9. When they have had time to get familiar with the basics, bring them back together as a class. Ask them some comprehension questions about insurance and give them an opportunity to clarify anything they didn’t understand. Ask if any of them have already bought insurance or are familiar with any insurance policies in their family.
10. When they have a handle on the basics, have them practice “buying” car insurance. If they can all get on the Internet, have them check out an insurance website such as Progressive.com or Geico. Get them to walk through the steps of getting an insurance quote (stopping before they have to actually buy it, of course!). Have them fill in reasonable but fake information for a car if they do not have one. The idea is to get them to understand all that is involved in applying for car insurance, all the factors that affect their premium, etc.
11. If you do not have computer/Internet access for each student, find an auto insurance application from a local company or agent and make copies for each student. Have them fill it out--again, to get an idea of what all is involved.

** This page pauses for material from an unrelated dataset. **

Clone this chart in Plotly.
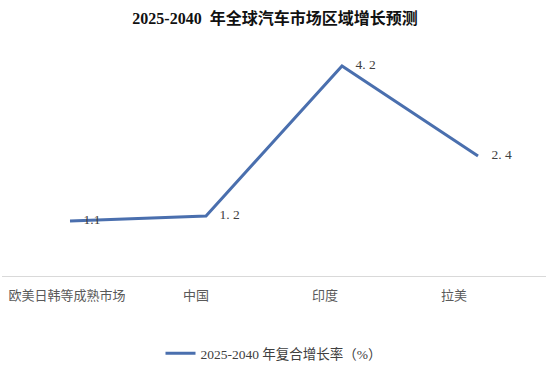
import plotly.graph_objects as go

categories = ["欧美日韩等成熟市场", "中国", "印度", "拉美"]
values = [1.1, 1.2, 4.2, 2.4]
value_labels = ["1.1", "1. 2", "4. 2", "2. 4"]
series_name = "2025-2040 年复合增长率（%）"
title = "2025-2040  年全球汽车市场区域增长预测"

SERIF = "Liberation Serif, Noto Sans CJK SC, serif"
CJK = "Noto Sans CJK SC, sans-serif"

fig = go.Figure()
fig.add_trace(go.Scatter(
    x=list(range(len(categories))), y=values, mode="lines+text", name=series_name,
    text=["    " + t for t in value_labels], textposition="middle right",
    textfont=dict(family=SERIF, size=13.5, color="#404040"),
    line=dict(color="#4A6FAE", width=3),
    cliponaxis=False,
))
# invisible trace so the category label axis renders
fig.add_trace(go.Scatter(
    x=list(range(len(categories))), y=values, xaxis="x2", mode="markers",
    marker=dict(opacity=0), showlegend=False, hoverinfo="skip",
))

fig.update_layout(
    width=550, height=375,
    paper_bgcolor="white", plot_bgcolor="white",
    margin=dict(l=2, r=4, t=26, b=99, autoexpand=False),
    title=dict(text="<b>" + title.replace("  ", "&nbsp; ") + "</b>", x=0.5, xanchor="center", y=0.952,
               yref="container", yanchor="middle",
               font=dict(family=SERIF, size=16, color="#111111")),
    xaxis=dict(showgrid=False, showline=True, linecolor="#D9D9D9", linewidth=1,
               ticks="", showticklabels=False, range=[-0.5, 3.5], automargin=False,
               zeroline=False),
    xaxis2=dict(overlaying="x", anchor="y", side="bottom", showgrid=False, showline=False,
                zeroline=False, ticks="", tickmode="array",
                tickvals=list(range(len(categories))), ticktext=categories,
                range=[-0.504, 3.713], automargin=False, ticklabelstandoff=10,
                tickfont=dict(family=CJK, size=13, color="#595959")),
    yaxis=dict(range=[0, 5], showgrid=False, showticklabels=False, zeroline=False,
               showline=False, automargin=False),
    showlegend=True,
    legend=dict(orientation="h", x=0.5, xanchor="center", y=-0.31, yanchor="middle",
                font=dict(family=SERIF, size=13.5, color="#404040")),
)

fig.write_html("out.html", config={"displayModeBar": False},
               post_script="document.body.style.margin='0';")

12. Have them discuss the experience afterwards.
OPTIONAL ACTIVITIES:
To take this a bit further, you could have the students research insurance and insurance quotes on their own time. Put them into groups of 3 or 4, decide whether to buy online or through an agent, find the most appropriate coverage at the best price, and present their findings to the class. You could also combine this activity an activity on purchasing a car. Have the students decide what sort of car to buy and where and then figure out what it will take to have it insured.